Problem statement
Reproduce the listing below without changes, except that pictures are left out.

Dataset excerpt
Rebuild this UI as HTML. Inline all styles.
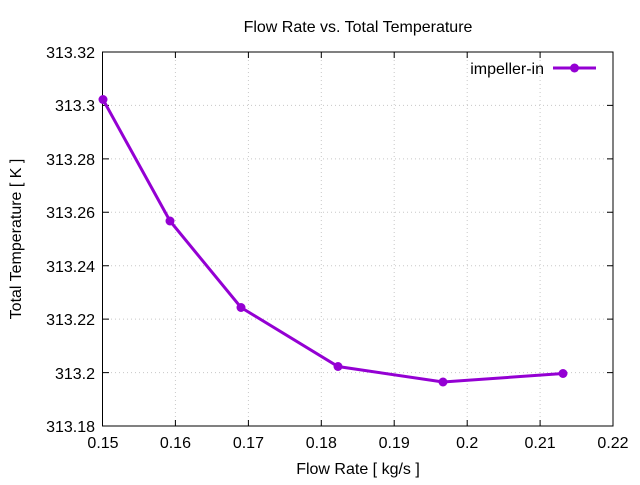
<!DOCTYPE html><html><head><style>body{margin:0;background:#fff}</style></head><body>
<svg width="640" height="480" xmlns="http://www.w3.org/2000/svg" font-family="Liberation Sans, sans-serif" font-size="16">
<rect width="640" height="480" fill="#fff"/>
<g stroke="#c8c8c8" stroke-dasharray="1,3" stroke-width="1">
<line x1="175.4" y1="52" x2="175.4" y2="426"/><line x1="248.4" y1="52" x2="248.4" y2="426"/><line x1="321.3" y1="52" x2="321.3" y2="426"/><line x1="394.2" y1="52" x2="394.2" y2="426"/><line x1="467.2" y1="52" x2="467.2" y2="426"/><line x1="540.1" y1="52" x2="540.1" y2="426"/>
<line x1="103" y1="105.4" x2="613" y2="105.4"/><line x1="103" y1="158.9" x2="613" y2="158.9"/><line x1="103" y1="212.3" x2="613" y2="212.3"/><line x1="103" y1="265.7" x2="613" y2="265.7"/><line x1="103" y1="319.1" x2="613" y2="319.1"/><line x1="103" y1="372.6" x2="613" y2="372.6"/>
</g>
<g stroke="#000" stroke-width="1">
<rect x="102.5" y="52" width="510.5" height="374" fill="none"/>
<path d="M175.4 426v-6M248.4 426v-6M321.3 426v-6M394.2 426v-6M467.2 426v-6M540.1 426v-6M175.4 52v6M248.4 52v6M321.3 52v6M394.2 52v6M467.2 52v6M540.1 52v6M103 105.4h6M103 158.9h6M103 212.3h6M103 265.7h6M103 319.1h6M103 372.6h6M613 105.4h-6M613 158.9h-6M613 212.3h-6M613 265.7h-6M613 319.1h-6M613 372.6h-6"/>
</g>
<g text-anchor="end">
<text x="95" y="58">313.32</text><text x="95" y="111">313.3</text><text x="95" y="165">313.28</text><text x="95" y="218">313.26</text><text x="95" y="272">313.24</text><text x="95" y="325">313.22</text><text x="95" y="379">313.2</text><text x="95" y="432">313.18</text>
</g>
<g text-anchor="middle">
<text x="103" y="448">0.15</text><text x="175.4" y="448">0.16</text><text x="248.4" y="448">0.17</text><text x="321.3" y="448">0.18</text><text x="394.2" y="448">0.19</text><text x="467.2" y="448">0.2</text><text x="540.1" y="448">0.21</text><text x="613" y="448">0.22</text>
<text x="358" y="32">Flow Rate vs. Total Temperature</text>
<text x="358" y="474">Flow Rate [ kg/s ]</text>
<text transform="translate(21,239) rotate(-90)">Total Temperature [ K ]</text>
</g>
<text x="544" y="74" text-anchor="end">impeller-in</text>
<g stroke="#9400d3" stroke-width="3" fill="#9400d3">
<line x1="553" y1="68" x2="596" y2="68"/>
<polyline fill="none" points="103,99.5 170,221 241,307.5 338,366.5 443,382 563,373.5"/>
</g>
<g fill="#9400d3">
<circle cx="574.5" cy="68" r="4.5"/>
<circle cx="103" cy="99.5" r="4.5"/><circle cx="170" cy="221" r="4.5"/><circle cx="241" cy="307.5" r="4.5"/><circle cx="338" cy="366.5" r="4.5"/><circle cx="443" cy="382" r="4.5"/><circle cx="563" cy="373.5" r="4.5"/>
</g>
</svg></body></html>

Final result
Rebuild this UI as HTML. Inline all styles.
<!DOCTYPE html><html><head><style>body{margin:0;background:#fff}</style></head><body>
<svg width="640" height="480" xmlns="http://www.w3.org/2000/svg" font-family="Liberation Sans, sans-serif" font-size="16">
<rect width="640" height="480" fill="#fff"/>
<g stroke="#c8c8c8" stroke-dasharray="1,3" stroke-width="1">
<line x1="175.4" y1="52" x2="175.4" y2="426"/><line x1="248.4" y1="52" x2="248.4" y2="426"/><line x1="321.3" y1="52" x2="321.3" y2="426"/><line x1="394.2" y1="52" x2="394.2" y2="426"/><line x1="467.2" y1="52" x2="467.2" y2="426"/><line x1="540.1" y1="52" x2="540.1" y2="426"/>
<line x1="103" y1="105.4" x2="613" y2="105.4"/><line x1="103" y1="158.9" x2="613" y2="158.9"/><line x1="103" y1="212.3" x2="613" y2="212.3"/><line x1="103" y1="265.7" x2="613" y2="265.7"/><line x1="103" y1="319.1" x2="613" y2="319.1"/><line x1="103" y1="372.6" x2="613" y2="372.6"/>
</g>
<g stroke="#000" stroke-width="1">
<rect x="102.5" y="52" width="510.5" height="374" fill="none"/>
<path d="M175.4 426v-6M248.4 426v-6M321.3 426v-6M394.2 426v-6M467.2 426v-6M540.1 426v-6M175.4 52v6M248.4 52v6M321.3 52v6M394.2 52v6M467.2 52v6M540.1 52v6M103 105.4h6M103 158.9h6M103 212.3h6M103 265.7h6M103 319.1h6M103 372.6h6M613 105.4h-6M613 158.9h-6M613 212.3h-6M613 265.7h-6M613 319.1h-6M613 372.6h-6"/>
</g>
<g text-anchor="end">
<text x="95" y="58">313.32</text><text x="95" y="111">313.3</text><text x="95" y="165">313.28</text><text x="95" y="218">313.26</text><text x="95" y="272">313.24</text><text x="95" y="325">313.22</text><text x="95" y="379">313.2</text><text x="95" y="432">313.18</text>
</g>
<g text-anchor="middle">
<text x="103" y="448">0.15</text><text x="175.4" y="448">0.16</text><text x="248.4" y="448">0.17</text><text x="321.3" y="448">0.18</text><text x="394.2" y="448">0.19</text><text x="467.2" y="448">0.2</text><text x="540.1" y="448">0.21</text><text x="613" y="448">0.22</text>
<text x="358" y="32">Flow Rate vs. Total Temperature</text>
<text x="358" y="474">Flow Rate [ kg/s ]</text>
<text transform="translate(21,239) rotate(-90)">Total Temperature [ K ]</text>
</g>
<text x="544" y="74" text-anchor="end">impeller-in</text>
<g stroke="#9400d3" stroke-width="3" fill="#9400d3">
<line x1="553" y1="68" x2="596" y2="68"/>
<polyline fill="none" points="103,99.5 170,221 241,307.5 338,366.5 443,382 563,373.5"/>
</g>
<g fill="#9400d3">
<circle cx="574.5" cy="68" r="4.5"/>
<circle cx="103" cy="99.5" r="4.5"/><circle cx="170" cy="221" r="4.5"/><circle cx="241" cy="307.5" r="4.5"/><circle cx="338" cy="366.5" r="4.5"/><circle cx="443" cy="382" r="4.5"/><circle cx="563" cy="373.5" r="4.5"/>
</g>
</svg></body></html>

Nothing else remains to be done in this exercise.